• _Task_: Output the material below unchanged, apart from leaving out the pictures.

[Records with drawing code]
-- START --

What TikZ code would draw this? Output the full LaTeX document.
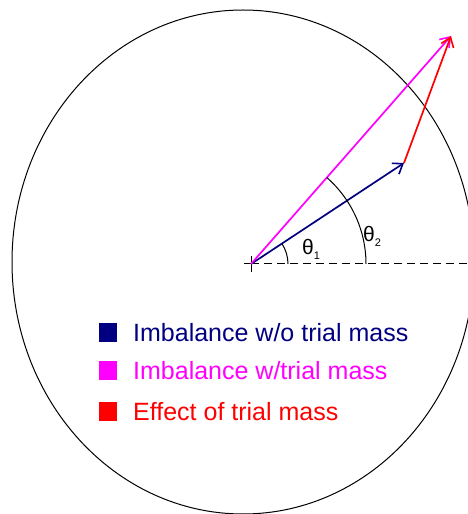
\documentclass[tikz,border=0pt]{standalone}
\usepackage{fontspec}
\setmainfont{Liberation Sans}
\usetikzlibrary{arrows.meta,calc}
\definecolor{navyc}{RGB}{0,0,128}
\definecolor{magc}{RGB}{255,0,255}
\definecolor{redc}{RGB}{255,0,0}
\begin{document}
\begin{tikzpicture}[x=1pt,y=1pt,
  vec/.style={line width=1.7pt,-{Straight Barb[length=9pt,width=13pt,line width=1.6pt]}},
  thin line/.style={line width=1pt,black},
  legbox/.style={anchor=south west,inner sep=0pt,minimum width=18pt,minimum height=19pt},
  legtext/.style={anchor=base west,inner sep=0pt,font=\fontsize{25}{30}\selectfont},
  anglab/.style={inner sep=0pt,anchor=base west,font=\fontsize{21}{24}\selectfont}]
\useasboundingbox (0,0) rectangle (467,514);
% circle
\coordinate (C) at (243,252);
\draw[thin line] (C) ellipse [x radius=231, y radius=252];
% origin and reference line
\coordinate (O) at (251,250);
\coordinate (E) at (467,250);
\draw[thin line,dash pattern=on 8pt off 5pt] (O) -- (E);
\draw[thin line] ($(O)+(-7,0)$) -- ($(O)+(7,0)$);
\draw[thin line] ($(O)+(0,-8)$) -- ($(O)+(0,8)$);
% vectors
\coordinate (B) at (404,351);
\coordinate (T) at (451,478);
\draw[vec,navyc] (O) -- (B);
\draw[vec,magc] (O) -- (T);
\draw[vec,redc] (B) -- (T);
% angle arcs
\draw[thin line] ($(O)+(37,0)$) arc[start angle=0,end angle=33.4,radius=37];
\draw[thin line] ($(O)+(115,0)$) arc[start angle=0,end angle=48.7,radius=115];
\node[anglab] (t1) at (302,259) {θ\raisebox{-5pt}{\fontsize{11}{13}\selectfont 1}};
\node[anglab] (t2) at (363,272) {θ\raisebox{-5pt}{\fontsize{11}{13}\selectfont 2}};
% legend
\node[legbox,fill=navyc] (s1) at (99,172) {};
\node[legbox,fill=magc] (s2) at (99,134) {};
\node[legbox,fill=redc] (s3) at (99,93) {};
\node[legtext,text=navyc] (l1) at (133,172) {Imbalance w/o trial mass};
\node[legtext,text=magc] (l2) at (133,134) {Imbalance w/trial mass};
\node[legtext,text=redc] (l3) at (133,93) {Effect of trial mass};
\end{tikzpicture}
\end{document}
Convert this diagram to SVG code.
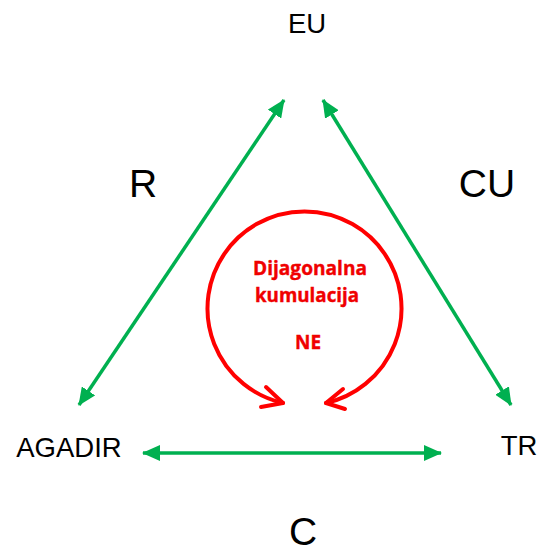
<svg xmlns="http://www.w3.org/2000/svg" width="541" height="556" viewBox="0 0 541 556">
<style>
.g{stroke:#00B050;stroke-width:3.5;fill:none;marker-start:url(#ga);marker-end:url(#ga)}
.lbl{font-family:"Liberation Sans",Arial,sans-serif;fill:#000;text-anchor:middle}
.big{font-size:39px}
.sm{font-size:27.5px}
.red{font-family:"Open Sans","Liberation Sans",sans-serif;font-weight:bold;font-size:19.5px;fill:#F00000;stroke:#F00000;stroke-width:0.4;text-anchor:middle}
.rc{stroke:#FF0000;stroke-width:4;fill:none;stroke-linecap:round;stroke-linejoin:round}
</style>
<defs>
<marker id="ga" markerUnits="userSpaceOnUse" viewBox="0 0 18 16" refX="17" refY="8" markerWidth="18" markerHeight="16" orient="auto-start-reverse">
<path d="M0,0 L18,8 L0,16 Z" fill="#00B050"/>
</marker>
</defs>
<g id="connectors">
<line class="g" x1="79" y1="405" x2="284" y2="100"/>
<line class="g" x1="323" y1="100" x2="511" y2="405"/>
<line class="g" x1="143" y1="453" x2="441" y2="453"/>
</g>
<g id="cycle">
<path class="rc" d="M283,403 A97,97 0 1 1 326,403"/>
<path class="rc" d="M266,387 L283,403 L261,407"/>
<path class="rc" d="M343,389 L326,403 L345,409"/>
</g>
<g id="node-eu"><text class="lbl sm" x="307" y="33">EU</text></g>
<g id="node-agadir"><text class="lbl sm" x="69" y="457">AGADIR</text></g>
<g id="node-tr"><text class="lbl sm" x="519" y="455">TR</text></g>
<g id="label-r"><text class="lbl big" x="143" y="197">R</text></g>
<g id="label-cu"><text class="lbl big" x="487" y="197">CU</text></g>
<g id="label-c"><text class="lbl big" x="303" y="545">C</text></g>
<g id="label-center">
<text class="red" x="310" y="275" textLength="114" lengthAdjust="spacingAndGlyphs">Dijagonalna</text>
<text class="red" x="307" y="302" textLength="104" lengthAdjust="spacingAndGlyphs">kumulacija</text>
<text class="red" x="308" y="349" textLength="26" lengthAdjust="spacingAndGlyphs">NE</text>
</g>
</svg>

-- END --

• _Answer to this task_:
What TikZ code would draw this? Output the full LaTeX document.
\documentclass[tikz,border=0pt]{standalone}
\usepackage{fontspec}
\setmainfont{Liberation Sans}
\usetikzlibrary{arrows.meta,calc}
\definecolor{navyc}{RGB}{0,0,128}
\definecolor{magc}{RGB}{255,0,255}
\definecolor{redc}{RGB}{255,0,0}
\begin{document}
\begin{tikzpicture}[x=1pt,y=1pt,
  vec/.style={line width=1.7pt,-{Straight Barb[length=9pt,width=13pt,line width=1.6pt]}},
  thin line/.style={line width=1pt,black},
  legbox/.style={anchor=south west,inner sep=0pt,minimum width=18pt,minimum height=19pt},
  legtext/.style={anchor=base west,inner sep=0pt,font=\fontsize{25}{30}\selectfont},
  anglab/.style={inner sep=0pt,anchor=base west,font=\fontsize{21}{24}\selectfont}]
\useasboundingbox (0,0) rectangle (467,514);
% circle
\coordinate (C) at (243,252);
\draw[thin line] (C) ellipse [x radius=231, y radius=252];
% origin and reference line
\coordinate (O) at (251,250);
\coordinate (E) at (467,250);
\draw[thin line,dash pattern=on 8pt off 5pt] (O) -- (E);
\draw[thin line] ($(O)+(-7,0)$) -- ($(O)+(7,0)$);
\draw[thin line] ($(O)+(0,-8)$) -- ($(O)+(0,8)$);
% vectors
\coordinate (B) at (404,351);
\coordinate (T) at (451,478);
\draw[vec,navyc] (O) -- (B);
\draw[vec,magc] (O) -- (T);
\draw[vec,redc] (B) -- (T);
% angle arcs
\draw[thin line] ($(O)+(37,0)$) arc[start angle=0,end angle=33.4,radius=37];
\draw[thin line] ($(O)+(115,0)$) arc[start angle=0,end angle=48.7,radius=115];
\node[anglab] (t1) at (302,259) {θ\raisebox{-5pt}{\fontsize{11}{13}\selectfont 1}};
\node[anglab] (t2) at (363,272) {θ\raisebox{-5pt}{\fontsize{11}{13}\selectfont 2}};
% legend
\node[legbox,fill=navyc] (s1) at (99,172) {};
\node[legbox,fill=magc] (s2) at (99,134) {};
\node[legbox,fill=redc] (s3) at (99,93) {};
\node[legtext,text=navyc] (l1) at (133,172) {Imbalance w/o trial mass};
\node[legtext,text=magc] (l2) at (133,134) {Imbalance w/trial mass};
\node[legtext,text=redc] (l3) at (133,93) {Effect of trial mass};
\end{tikzpicture}
\end{document}
Convert this diagram to SVG code.
<svg xmlns="http://www.w3.org/2000/svg" width="541" height="556" viewBox="0 0 541 556">
<style>
.g{stroke:#00B050;stroke-width:3.5;fill:none;marker-start:url(#ga);marker-end:url(#ga)}
.lbl{font-family:"Liberation Sans",Arial,sans-serif;fill:#000;text-anchor:middle}
.big{font-size:39px}
.sm{font-size:27.5px}
.red{font-family:"Open Sans","Liberation Sans",sans-serif;font-weight:bold;font-size:19.5px;fill:#F00000;stroke:#F00000;stroke-width:0.4;text-anchor:middle}
.rc{stroke:#FF0000;stroke-width:4;fill:none;stroke-linecap:round;stroke-linejoin:round}
</style>
<defs>
<marker id="ga" markerUnits="userSpaceOnUse" viewBox="0 0 18 16" refX="17" refY="8" markerWidth="18" markerHeight="16" orient="auto-start-reverse">
<path d="M0,0 L18,8 L0,16 Z" fill="#00B050"/>
</marker>
</defs>
<g id="connectors">
<line class="g" x1="79" y1="405" x2="284" y2="100"/>
<line class="g" x1="323" y1="100" x2="511" y2="405"/>
<line class="g" x1="143" y1="453" x2="441" y2="453"/>
</g>
<g id="cycle">
<path class="rc" d="M283,403 A97,97 0 1 1 326,403"/>
<path class="rc" d="M266,387 L283,403 L261,407"/>
<path class="rc" d="M343,389 L326,403 L345,409"/>
</g>
<g id="node-eu"><text class="lbl sm" x="307" y="33">EU</text></g>
<g id="node-agadir"><text class="lbl sm" x="69" y="457">AGADIR</text></g>
<g id="node-tr"><text class="lbl sm" x="519" y="455">TR</text></g>
<g id="label-r"><text class="lbl big" x="143" y="197">R</text></g>
<g id="label-cu"><text class="lbl big" x="487" y="197">CU</text></g>
<g id="label-c"><text class="lbl big" x="303" y="545">C</text></g>
<g id="label-center">
<text class="red" x="310" y="275" textLength="114" lengthAdjust="spacingAndGlyphs">Dijagonalna</text>
<text class="red" x="307" y="302" textLength="104" lengthAdjust="spacingAndGlyphs">kumulacija</text>
<text class="red" x="308" y="349" textLength="26" lengthAdjust="spacingAndGlyphs">NE</text>
</g>
</svg>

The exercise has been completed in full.